Open Source implementation of the GA4GH htsget protocol for objects stored in Google Cloud Storage
Switch branches/tags
Nothing to show
Clone or download

README.md

htsget on GCS

GoDoc Build Status

This repository contains an implementation of the htsget protocol that provides access to reads data stored in Google Cloud Storage buckets.

Currently, only BAM is supported and the BAM index file must be colocated with the BAM file (that is, sample.bam and sample.bam.bai must be in the same GCS bucket).

CRAM support will be added in the very near future.

Note that this is an Early Access Preview release. If you use this software for production workloads, please be careful and help us by reporting problems using the issue tracker.

Quick start using Docker

A docker image containing the compiled htsget-server binary is available at gcr.io/genomics-tools/htsget.

If you have docker already installed, you can start the server and make it available to the host by running:

$ docker run -d -P gcr.io/genomics-tools/htsget

To determine the port that has been exposed to the host use the docker port command. By default, the server can only access public data sources (see below for more information on secured access).

Quick start using AppEngine

Google AppEngine provides a secure and automatically scalable way to run the htsget server. To get started, clone the htsget source code and deploy the application in the appengine directory.

$ export GOPATH=$PWD
$ go get github.com/googlegenomics/htsget/appengine
$ gcloud app deploy src/github.com/googlegenomics/htsget/appengine

Once the deployment completes, you can make authorized htsget requests to https://your-project-id.appspot.com/.

The appengine application will serve requests to any GCS bucket by default. This behavior can be modified using the settings found in the app.yaml file.

Building the server

In order to build the server, you will need the Go tool chain (at least version 1.8).
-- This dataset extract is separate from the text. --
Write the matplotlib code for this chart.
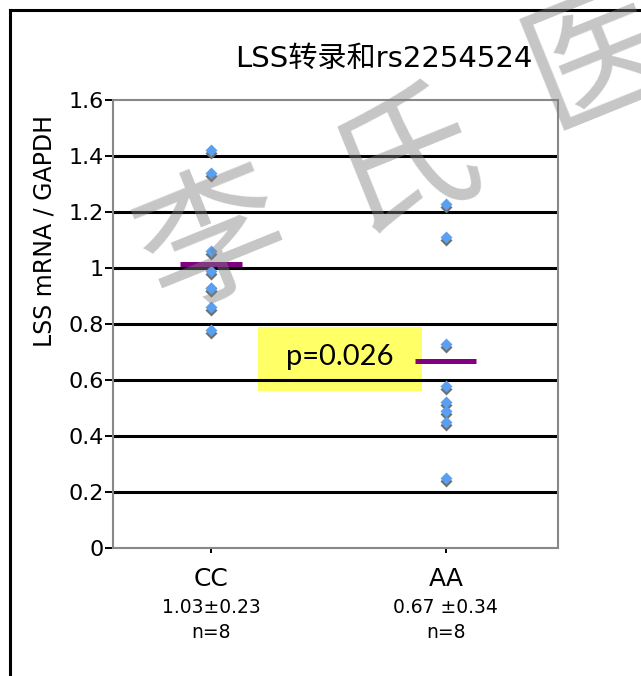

Once Go is installed, you can build the server by running:

$ go get github.com/googlegenomics/htsget/htsget-server

This will produce a binary in $GOPATH/bin called htsget-server.

Usage

You can use htsget-server in one of two modes:

  • Insecure mode for public resources. When used in this way, the htsget-server does not use TLS and does not authenticate requests it makes to Google Cloud storage. This is useful if you want to access public data via the htsget protocol on a machine that is already running htslib based tools (like samtools).

  • Secure mode with authentication. In this mode, the server requires a TLS certificate and key to be passed as command line flags. It will then listen on all interfaces and accept requests secured via TLS. Each request must contain an OAuth2 Bearer Access Token which will be used to fetch data from GCS.

Required file layout

In either mode, read requests identify the bucket and object (file) to read. As an example, /reads/testing/123.bam will cause the server to try to access the GCS bucket 'testing' and read two objects: 123.bam and 123.bam.bai. The index file MUST be in the same bucket and have the .bai suffix.

Running the server

Insecure mode

$ bin/htsget-server --port=1234 &
$ samtools flagstat http://localhost:1234/reads/public-bucket/test.bam

This will use htsget to retrieve data from 'test.bam' stored in the GCS bucket 'public-bucket'.

Secure mode

$ bin/htsget-server --secure=true --port=443 --https_cert=server.crt --https_key=server.key &
$ export CURL_CA_BUNDLE=server.crt
$ export HTS_AUTH_LOCATION=/path/to/my-oauth2-token
$ samtools flagstat http://localhost:1234/reads/private-bucket/test.bam

The file server.crt and server.key can be generated using the generate_cert tool that comes with Go, or using openssl.

Note that you will require versions of samtools and htslib that support the environment variables used above (CURL_CA_BUNDLE and HTS_AUTH_LOCATION). This support was added in October of 2017.

Bucket Whitelist

In both secure and insecure mode the list of buckets from which the server is allowed to read from can be restricted by passing a comma-separated list of buckets via the --buckets flag. If the --buckets flag is not specified then there is no restriction on the buckets from which the server can read.

Known Issues

  • The server isn't very efficient at limiting what reads are returned. This is an area we are actively working to improve (see issue #7).

  • Filters on fields are ignored. The server does not implement any filtering beyond read range and reference name filters. We do not currently plan to add support for this. If this is important to you, please file an issue and let us know.